C’è qualche cosa di più e di diverso. Dobbiamo interrogarci. Quando sarà tutto finito, quando il Covid-19 si sarà ritirato o sarà stato sconfitto, quando ci troveremo a fare i conti del disastro economico e sociale, quali strumenti, quali armi avremo a disposizione per risollevarci? Mentre infuria la pandemia, non si sa a chi rivolgersi per comprendere se tuteleremo il lavoro, il risparmio, la casa. Il vecchio armamentario delle nostre conoscenze non basta più, è insufficiente davanti al virus che uccide le persone e travolge le economie. Le banche centrali sembrano all’improvviso deboli e impotenti. Le feroci multinazionali che dominano il mondo inducendo mode, consumi, stili di vita guardano preoccupate più alla caduta delle loro azioni che non ai bollettini giornalieri del coronavirus. Gli economisti cercano paragoni con crisi del passato, ma tutto sembra modesto rispetto alla scossa che stiamo vivendo. E’ diversa dal 1929, più dura del 1987, addirittura più grave del 2008. Non ci sono facili vie di uscita. Non c’è nemmeno un leader mondiale, un Paese di riferimento, di guida per gli altri. Neanche gli Stati Uniti possono svolgere questo ruolo e il premio Nobel Joseph Stiglitz scrive che Donald Trump, dopo aver distrutto la cooperazione internazionale con dazi ricatti minacce, è totalmente inadatto a guidare una coalizione internazionale contro il Covid-19 e i suoi effetti.

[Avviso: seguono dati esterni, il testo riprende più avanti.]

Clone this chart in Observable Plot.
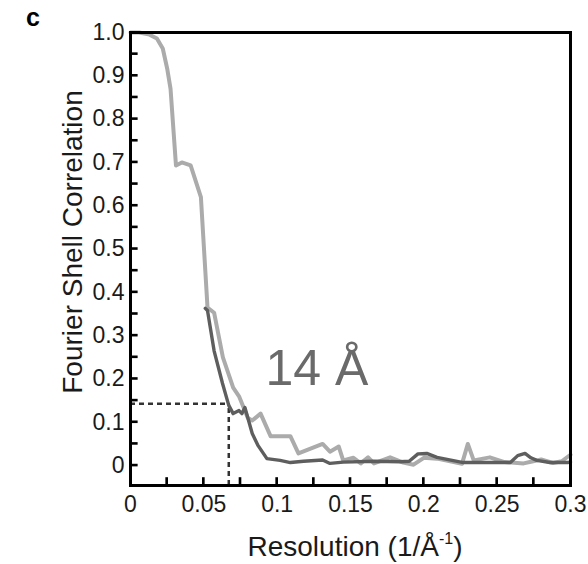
<!DOCTYPE html>
<html><head><meta charset="utf-8">
<script src="https://cdn.jsdelivr.net/npm/d3@7"></script>
<script src="https://cdn.jsdelivr.net/npm/@observablehq/plot@0.6"></script>
<style>body{margin:0;background:#fff} #chart{width:588px;height:564px}</style>
</head><body><div id="chart"></div>
<script>
// ---- data ----
const lightX = [0, 0.006, 0.013, 0.018, 0.022, 0.025, 0.0273, 0.031, 0.035, 0.041, 0.048, 0.0525, 0.057, 0.063, 0.070, 0.074, 0.080, 0.083, 0.0887, 0.0955, 0.109, 0.1145, 0.131, 0.136, 0.142, 0.145, 0.152, 0.157, 0.162, 0.166, 0.177, 0.186, 0.193, 0.200, 0.209, 0.218, 0.226, 0.230, 0.234, 0.245, 0.255, 0.268, 0.273, 0.280, 0.288, 0.294, 0.300];
const lightY = [1.0, 1.0, 0.995, 0.986, 0.963, 0.917, 0.87, 0.693, 0.70, 0.693, 0.62, 0.365, 0.353, 0.25, 0.18, 0.16, 0.11, 0.104, 0.12, 0.068, 0.068, 0.028, 0.05, 0.032, 0.044, 0.012, 0.018, 0.005, 0.019, 0.005, 0.019, 0.007, 0.002, 0.018, 0.016, 0.01, 0.004, 0.05, 0.012, 0.019, 0.008, 0.005, 0.009, 0.014, 0.006, 0.01, 0.025];
const darkX = [0.051, 0.0525, 0.057, 0.0627, 0.067, 0.070, 0.074, 0.076, 0.078, 0.083, 0.087, 0.093, 0.102, 0.109, 0.118, 0.131, 0.136, 0.145, 0.166, 0.184, 0.190, 0.196, 0.202, 0.209, 0.215, 0.227, 0.241, 0.259, 0.264, 0.269, 0.273, 0.277, 0.286, 0.298, 0.300];
const darkY = [0.363, 0.358, 0.265, 0.19, 0.139, 0.12, 0.127, 0.12, 0.134, 0.074, 0.046, 0.016, 0.012, 0.007, 0.01, 0.013, 0.005, 0.008, 0.01, 0.009, 0.01, 0.027, 0.028, 0.019, 0.015, 0.007, 0.007, 0.007, 0.023, 0.028, 0.018, 0.012, 0.007, 0.007, 0.008];

const xTicks = [0, 0.05, 0.1, 0.15, 0.2, 0.25, 0.3];
const xTickLabels = ["0", "0.05", "0.1", "0.15", "0.2", "0.25", "0.3"];
const xMinorTicks = [0.025, 0.05, 0.075, 0.1, 0.125, 0.15, 0.175, 0.2, 0.225, 0.25, 0.275];
const yTicks = [0, 0.1, 0.2, 0.3, 0.4, 0.5, 0.6, 0.7, 0.8, 0.9, 1.0];
const yTickLabels = ["0", "0.1", "0.2", "0.3", "0.4", "0.5", "0.6", "0.7", "0.8", "0.9", "1.0"];
const yMinorTicks = [0, 0.05, 0.1, 0.15, 0.2, 0.25, 0.3, 0.35, 0.4, 0.45, 0.5, 0.55, 0.6, 0.65, 0.7, 0.75, 0.8, 0.85, 0.9, 0.95];

const cutoffRes = 0.067;   // 1/Å at FSC threshold
const cutoffFsc = 0.143;
const annotation = [{x: 0.092, y: 0.185, text: "14 Å"}];
const xDomain = [0, 0.3];
const yDomain = [-0.046, 1.0];

// ---- build ----
const light = lightX.map((x, i) => ({x, y: lightY[i]}));
const dark = darkX.map((x, i) => ({x, y: darkY[i]}));
const xLab = new Map(xTicks.map((t, i) => [t, xTickLabels[i]]));
const yLab = new Map(yTicks.map((t, i) => [t, yTickLabels[i]]));
const yMin = yDomain[0];
// inward tick marks as thin filled rectangles (in data units)
const xTickRects = xMinorTicks.map(t => ({x1: t - 0.0009, x2: t + 0.0009, y1: yMin, y2: yMin + 0.018}));
const yTickRects = yMinorTicks.map(t => ({x1: 0, x2: 0.0052, y1: t - 0.003, y2: t + 0.003}));
const font = "'Liberation Sans', Arial, sans-serif";

const plot = Plot.plot({
  width: 588, height: 564,
  marginLeft: 130, marginRight: 18, marginTop: 32, marginBottom: 79,
  x: {domain: xDomain},
  y: {domain: yDomain},
  style: {fontFamily: font},
  marks: [
    Plot.axisX(xTicks, {tickSize: 0, tickPadding: 10, fontSize: 23, fill: "#1a1a1a", label: null, tickFormat: d => xLab.get(d)}),
    Plot.axisY(yTicks, {tickSize: 0, tickPadding: 6, fontSize: 23, fill: "#1a1a1a", label: null, tickFormat: d => yLab.get(d)}),
    Plot.ruleY([cutoffFsc], {x1: 0, x2: cutoffRes, stroke: "#333", strokeWidth: 2.5, strokeDasharray: "5,4"}),
    Plot.ruleX([cutoffRes], {y1: yMin, y2: cutoffFsc, stroke: "#333", strokeWidth: 2.5, strokeDasharray: "5,4"}),
    Plot.line(light, {x: "x", y: "y", stroke: "#ababab", strokeWidth: 4}),
    Plot.line(dark, {x: "x", y: "y", stroke: "#5e5e5e", strokeWidth: 3.4}),
    Plot.text(annotation, {x: "x", y: "y", text: "text", textAnchor: "start", lineAnchor: "bottom", fontSize: 50, fill: "#6a6a6a"}),
    Plot.frame({stroke: "black", strokeWidth: 3}),
    Plot.rect(xTickRects, {x1: "x1", x2: "x2", y1: "y1", y2: "y2", fill: "black"}),
    Plot.rect(yTickRects, {x1: "x1", x2: "x2", y1: "y1", y2: "y2", fill: "black"})
  ]
});

const svg = d3.select(plot);
svg.append("text").attr("transform", "translate(82,242) rotate(-90)")
  .attr("text-anchor", "middle").attr("font-family", font).attr("font-size", 28).attr("fill", "#1a1a1a")
  .text("Fourier Shell Correlation");
const xt = svg.append("text").attr("x", 355).attr("y", 556)
  .attr("text-anchor", "middle").attr("font-family", font).attr("font-size", 28).attr("fill", "#1a1a1a");
xt.append("tspan").text("Resolution (1/Å");
xt.append("tspan").attr("font-size", 16).attr("dy", -12).text("-1");
xt.append("tspan").attr("dy", 12).text(")");
svg.append("text").attr("x", 33).attr("y", 26).attr("font-family", font).attr("font-weight", "bold")
  .attr("font-size", 25).attr("fill", "#000").text("c");

document.getElementById("chart").appendChild(plot);
</script>
</body></html>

La pandemia passeggia sui mercati azionari e dei capitali mostrando la fragilità di un sistema che si difende e prospera solo quando può generare profitti, guadagni e diseguaglianze. Con il diffondersi del coronavirus, crescono i timori per una crisi finanziaria che potrebbe investire duramente l’Eurozona. E, tuttavia, non tutti sembrano ancora coscienti della gravità della situazione. Nell’area dell’euro c’è chi ancora resta fedelissimo al Patto di Stabilità, alla sacralità del 3% del rapporto deficit/Pil. Le conseguenze della recessione Covid-19 forse spazzeranno via vecchie ricette economiche e politiche, ma quelle nuove ancora non si vedono.